-- START --
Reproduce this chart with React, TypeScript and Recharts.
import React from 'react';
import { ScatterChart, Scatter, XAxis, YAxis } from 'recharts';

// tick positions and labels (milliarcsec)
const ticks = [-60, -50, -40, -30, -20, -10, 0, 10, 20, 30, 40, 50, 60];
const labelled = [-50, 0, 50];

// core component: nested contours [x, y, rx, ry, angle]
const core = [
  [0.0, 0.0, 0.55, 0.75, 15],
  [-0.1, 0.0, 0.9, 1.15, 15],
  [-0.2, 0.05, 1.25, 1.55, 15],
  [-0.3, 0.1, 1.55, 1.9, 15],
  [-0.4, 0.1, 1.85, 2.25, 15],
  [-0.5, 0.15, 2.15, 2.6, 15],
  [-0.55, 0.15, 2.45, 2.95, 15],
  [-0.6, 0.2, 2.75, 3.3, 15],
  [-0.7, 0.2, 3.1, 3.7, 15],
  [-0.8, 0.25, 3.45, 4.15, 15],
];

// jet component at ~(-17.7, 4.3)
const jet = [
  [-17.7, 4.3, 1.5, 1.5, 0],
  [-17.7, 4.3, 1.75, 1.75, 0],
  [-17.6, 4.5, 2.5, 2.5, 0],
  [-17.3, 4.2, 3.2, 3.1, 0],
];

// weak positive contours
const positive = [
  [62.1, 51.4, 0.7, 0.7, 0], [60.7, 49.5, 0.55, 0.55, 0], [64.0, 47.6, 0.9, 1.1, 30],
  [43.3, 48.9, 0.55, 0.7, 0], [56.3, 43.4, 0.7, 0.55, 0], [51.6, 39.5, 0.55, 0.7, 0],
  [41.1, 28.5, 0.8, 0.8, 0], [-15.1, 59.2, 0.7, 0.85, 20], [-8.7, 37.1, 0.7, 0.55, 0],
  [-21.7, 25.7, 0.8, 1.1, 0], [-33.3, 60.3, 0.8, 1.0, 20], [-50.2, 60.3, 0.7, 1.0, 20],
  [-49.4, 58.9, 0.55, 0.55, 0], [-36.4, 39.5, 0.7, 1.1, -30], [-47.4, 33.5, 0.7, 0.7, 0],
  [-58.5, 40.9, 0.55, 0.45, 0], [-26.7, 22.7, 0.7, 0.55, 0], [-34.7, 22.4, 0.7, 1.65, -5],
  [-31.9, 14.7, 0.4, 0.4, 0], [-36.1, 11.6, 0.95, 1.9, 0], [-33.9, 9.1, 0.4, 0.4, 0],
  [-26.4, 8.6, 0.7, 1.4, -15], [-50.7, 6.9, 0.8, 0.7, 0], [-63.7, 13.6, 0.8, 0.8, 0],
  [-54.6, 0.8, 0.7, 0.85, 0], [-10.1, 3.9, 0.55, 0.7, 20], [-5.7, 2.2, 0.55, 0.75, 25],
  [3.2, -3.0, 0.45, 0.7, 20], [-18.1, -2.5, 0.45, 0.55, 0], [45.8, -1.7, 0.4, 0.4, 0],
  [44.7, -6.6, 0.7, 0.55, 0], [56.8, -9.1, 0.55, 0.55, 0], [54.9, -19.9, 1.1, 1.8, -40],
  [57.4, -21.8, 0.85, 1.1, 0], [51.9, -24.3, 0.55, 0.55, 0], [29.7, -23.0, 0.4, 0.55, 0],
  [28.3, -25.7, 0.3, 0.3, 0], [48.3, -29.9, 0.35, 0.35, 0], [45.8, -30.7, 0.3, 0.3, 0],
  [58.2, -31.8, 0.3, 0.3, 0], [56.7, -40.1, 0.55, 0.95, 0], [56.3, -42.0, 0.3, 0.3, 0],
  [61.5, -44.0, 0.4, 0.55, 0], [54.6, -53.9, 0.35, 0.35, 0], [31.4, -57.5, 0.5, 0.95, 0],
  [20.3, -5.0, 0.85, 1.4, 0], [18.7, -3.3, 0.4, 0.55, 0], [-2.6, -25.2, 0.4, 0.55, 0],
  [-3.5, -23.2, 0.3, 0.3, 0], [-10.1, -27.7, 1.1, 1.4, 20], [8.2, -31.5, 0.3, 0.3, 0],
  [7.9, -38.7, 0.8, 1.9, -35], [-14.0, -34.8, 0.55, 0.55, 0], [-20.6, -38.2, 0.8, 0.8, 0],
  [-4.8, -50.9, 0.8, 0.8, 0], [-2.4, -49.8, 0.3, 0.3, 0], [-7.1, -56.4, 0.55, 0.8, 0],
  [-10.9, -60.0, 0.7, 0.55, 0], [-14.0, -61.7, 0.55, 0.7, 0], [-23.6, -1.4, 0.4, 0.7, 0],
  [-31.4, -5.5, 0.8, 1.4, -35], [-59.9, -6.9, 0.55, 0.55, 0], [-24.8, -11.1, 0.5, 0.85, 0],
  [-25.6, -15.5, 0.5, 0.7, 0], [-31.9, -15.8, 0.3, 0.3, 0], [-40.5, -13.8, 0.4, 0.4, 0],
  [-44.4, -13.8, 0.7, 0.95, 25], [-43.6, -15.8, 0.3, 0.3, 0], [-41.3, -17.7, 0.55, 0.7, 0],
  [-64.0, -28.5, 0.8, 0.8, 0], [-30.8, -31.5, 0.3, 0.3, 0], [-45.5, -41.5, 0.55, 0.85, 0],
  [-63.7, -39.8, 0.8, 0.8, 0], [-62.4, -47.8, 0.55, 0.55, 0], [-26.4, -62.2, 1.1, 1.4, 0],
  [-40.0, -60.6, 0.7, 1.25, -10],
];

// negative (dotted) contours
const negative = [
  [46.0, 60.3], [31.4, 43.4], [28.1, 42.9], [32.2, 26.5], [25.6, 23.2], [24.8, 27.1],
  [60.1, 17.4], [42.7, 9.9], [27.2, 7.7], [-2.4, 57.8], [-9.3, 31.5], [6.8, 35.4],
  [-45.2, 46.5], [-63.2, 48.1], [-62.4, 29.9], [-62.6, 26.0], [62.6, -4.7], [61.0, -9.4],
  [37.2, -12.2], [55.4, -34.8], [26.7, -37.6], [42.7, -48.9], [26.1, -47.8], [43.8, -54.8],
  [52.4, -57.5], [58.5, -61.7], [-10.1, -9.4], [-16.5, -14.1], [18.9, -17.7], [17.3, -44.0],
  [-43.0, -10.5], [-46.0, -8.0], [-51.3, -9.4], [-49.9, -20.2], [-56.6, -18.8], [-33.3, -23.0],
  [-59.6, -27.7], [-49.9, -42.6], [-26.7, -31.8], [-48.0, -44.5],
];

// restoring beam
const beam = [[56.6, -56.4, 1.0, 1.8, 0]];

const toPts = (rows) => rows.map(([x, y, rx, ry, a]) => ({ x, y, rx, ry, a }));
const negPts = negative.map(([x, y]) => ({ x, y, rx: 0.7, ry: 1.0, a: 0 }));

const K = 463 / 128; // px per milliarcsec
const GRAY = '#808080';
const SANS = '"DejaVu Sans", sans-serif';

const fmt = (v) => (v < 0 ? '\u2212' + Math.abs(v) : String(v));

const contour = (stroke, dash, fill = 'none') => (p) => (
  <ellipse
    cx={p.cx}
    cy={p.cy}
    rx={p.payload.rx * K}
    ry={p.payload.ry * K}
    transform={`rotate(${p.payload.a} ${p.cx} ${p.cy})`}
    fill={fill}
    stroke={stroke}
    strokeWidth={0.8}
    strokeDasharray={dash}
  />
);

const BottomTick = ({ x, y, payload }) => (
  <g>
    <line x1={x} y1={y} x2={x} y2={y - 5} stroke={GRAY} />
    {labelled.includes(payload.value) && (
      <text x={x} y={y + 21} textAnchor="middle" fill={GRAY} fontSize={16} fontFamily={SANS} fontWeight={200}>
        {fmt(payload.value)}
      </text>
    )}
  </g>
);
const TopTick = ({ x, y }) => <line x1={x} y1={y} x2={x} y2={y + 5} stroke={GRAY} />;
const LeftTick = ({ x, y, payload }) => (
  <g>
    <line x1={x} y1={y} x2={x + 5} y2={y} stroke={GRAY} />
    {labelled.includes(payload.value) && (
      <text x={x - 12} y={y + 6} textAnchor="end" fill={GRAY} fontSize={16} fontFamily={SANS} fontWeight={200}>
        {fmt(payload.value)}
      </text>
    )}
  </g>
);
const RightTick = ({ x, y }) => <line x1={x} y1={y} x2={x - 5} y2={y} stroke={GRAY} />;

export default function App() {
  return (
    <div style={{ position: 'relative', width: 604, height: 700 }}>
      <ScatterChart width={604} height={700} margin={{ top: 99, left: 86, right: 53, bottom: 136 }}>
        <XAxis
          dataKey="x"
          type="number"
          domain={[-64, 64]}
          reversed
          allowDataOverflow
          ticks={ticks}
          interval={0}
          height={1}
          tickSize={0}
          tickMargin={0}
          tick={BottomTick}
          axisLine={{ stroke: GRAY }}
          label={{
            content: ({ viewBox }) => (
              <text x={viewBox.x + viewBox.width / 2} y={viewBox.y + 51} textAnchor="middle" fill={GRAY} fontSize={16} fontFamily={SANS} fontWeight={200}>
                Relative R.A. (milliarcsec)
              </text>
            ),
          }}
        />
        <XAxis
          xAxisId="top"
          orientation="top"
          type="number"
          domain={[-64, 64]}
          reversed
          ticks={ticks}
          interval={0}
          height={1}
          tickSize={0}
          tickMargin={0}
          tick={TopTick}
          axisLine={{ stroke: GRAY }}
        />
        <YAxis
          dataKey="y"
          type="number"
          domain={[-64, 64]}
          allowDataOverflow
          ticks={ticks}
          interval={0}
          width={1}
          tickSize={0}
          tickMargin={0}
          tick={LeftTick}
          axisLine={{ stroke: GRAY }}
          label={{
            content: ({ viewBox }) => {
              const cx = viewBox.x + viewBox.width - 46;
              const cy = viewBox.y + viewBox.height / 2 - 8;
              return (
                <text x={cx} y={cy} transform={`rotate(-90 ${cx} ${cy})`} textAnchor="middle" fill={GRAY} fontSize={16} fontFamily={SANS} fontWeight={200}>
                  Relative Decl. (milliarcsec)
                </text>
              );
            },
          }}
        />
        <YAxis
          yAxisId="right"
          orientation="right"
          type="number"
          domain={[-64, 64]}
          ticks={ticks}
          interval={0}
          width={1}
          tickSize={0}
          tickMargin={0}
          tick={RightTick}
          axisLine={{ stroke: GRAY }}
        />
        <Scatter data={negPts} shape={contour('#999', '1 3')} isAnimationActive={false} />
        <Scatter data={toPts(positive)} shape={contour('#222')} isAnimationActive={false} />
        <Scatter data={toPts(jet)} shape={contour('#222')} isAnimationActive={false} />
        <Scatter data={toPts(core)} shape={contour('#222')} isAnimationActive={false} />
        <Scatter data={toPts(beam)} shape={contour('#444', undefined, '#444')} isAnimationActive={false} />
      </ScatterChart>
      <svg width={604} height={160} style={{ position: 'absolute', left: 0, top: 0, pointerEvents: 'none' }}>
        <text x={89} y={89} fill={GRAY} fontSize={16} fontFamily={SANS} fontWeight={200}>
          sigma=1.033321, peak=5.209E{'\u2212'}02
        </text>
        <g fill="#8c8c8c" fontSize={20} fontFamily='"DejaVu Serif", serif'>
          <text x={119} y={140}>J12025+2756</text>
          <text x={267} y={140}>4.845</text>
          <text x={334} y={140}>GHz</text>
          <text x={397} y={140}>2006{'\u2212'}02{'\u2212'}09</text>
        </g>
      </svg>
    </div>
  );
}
-- END --
Set task:
Pull every line containing the word "React" out of the material.

Solution to this exercise:
Reproduce this chart with React, TypeScript and Recharts.
import React from 'react';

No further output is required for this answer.